Accreditation began as a voluntary process late in the 19th century, as colleges in the different regions of the nation formed associations for the purpose of differentiating actual colleges from trade schools that called themselves “colleges.” Schools could become members of one of these associations by demonstrating that they met various criteria, such as having a library and a faculty with mostly full-time instructors. Few people paid much attention to accreditation when it was just a voluntary system to help consumers distinguish between types of academic institutions.

That changed once the federal government – foolishly and unconstitutionally – got into the business of helping to fund higher education. Political leaders did not want to have money that was supposed to help students learn valuable skills and knowledge squandered on “degree mills” that offered academic credentials but required little or no work on the part of the students.

The solution to that problem, politicians thought, was to allow federal student aid money to go only to accredited colleges and universities. Back in 1952, when that decision was made, accreditation was a good proxy for academic quality. Restricting eligibility for federal money just to accredited schools blocked students from buying empty credentials at phony schools. It seemed reasonable.

What the politicians did not foresee, however, was that over time accredited colleges, eager to pull in as many students with their federal aid money as possible, would relax their academic standards – and the accreditors would do nothing to stop it.

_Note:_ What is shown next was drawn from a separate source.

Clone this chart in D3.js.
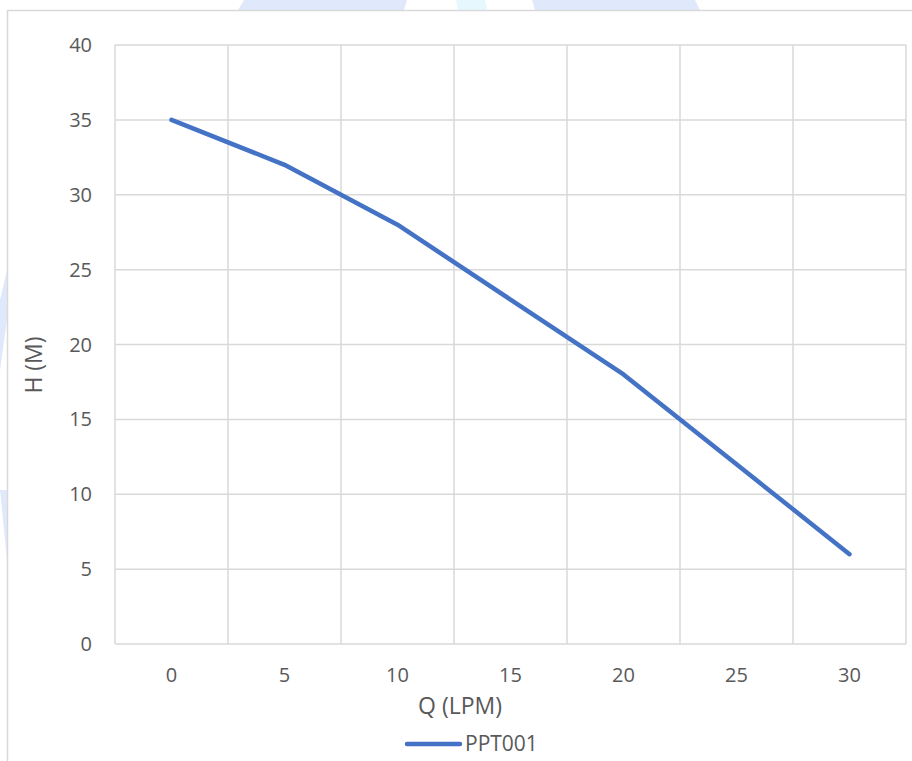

Why? It is because accreditation has always been based on inputs rather than results.  It is not hard to determine whether a school has the facilities and procedures that make it look like a “real college” but extremely difficult to discern whether students are actually learning anything. Does the school have a proper number of faculty members with terminal degrees in their field? That can be measured. But do students in English classes learn how to write a coherent sentence? That is hard to determine and is not something that the accrediting associations try to evaluate.

So, the accreditation system fails to ensure academic quality. College officials who cared more about maximizing the number of enrolled students than in maintaining intellectual standards long ago discovered that they could make that trade without any trouble from their accrediting associations.

Moreover, accreditation acts as a barrier to entry to new and innovative educational institutions. As Richard Vedder explains in this Minding the Campus essay, “The cost of becoming accredited initially is high, and existing colleges are loath to have new competition in this era of falling enrollments.” Our reliance upon accreditation as a guarantee of academic quality has become badly misplaced, and it is counter-productive in that it gets in the way of the robust competition that our educational system needs.

Wait – it gets worse. Like so much of the education establishment, the accrediting associations have become suffused with enthusiasm for “diversity.”  Professor Tony Fels of the University of San Francisco made that point about his institution’s accreditor, the Western Association of Colleges and Schools in this Martin Center article. He wrote, “College administrators and accreditation agencies, no less than groups of faculty members, are sometimes so politicized that fairness and integrity get trampled.” Rather than upholding academic integrity, the accreditation system now undermines it by pushing the diversity agenda.

College accreditation, conscripted to do a job it was never meant to do, has proven a failure. But what should we do?

The American Council of Trustees and Alumni (ACTA) advocates in this policy paper that we break the link between accreditation and eligibility for federal aid money. Students who are eligible for aid would be allowed to spend it at any institution, accredited or not. But what about the problem of degree mills?

That, ACTA argues is a de minimis problem since few students want to waste any of their own time and money on fake degrees, especially since the Internet makes it easy for employers to sniff out phony degrees. But there still might be some instances of fraud, and if so, ACTA argues, “it would be better to ban them from receiving federal funds than to compel all to participate in an accreditation system that has more cost than benefit.”

There is great merit in that idea. The government should no longer say that only accredited schools may receive federal student aid money. Let students go wherever they believe they will get the most educational benefit. To deal with the possibility of fraud, go after any school suspected of it. If the case is proved, ban that school from receiving any student aid money for, say, ten years.

If we cut the link between accreditation and eligibility for federal money, accreditation would once again become truly voluntary. It would have to survive the test of the marketplace as schools were free to decide whether the benefits of accreditation were worth the costs. It would be fascinating to see how many college presidents would say to their accreditation agency, “Thanks, but your services are no longer desired.”

In any event, the nation would make a good policy move by severing the link between accreditation and eligibility for federal money.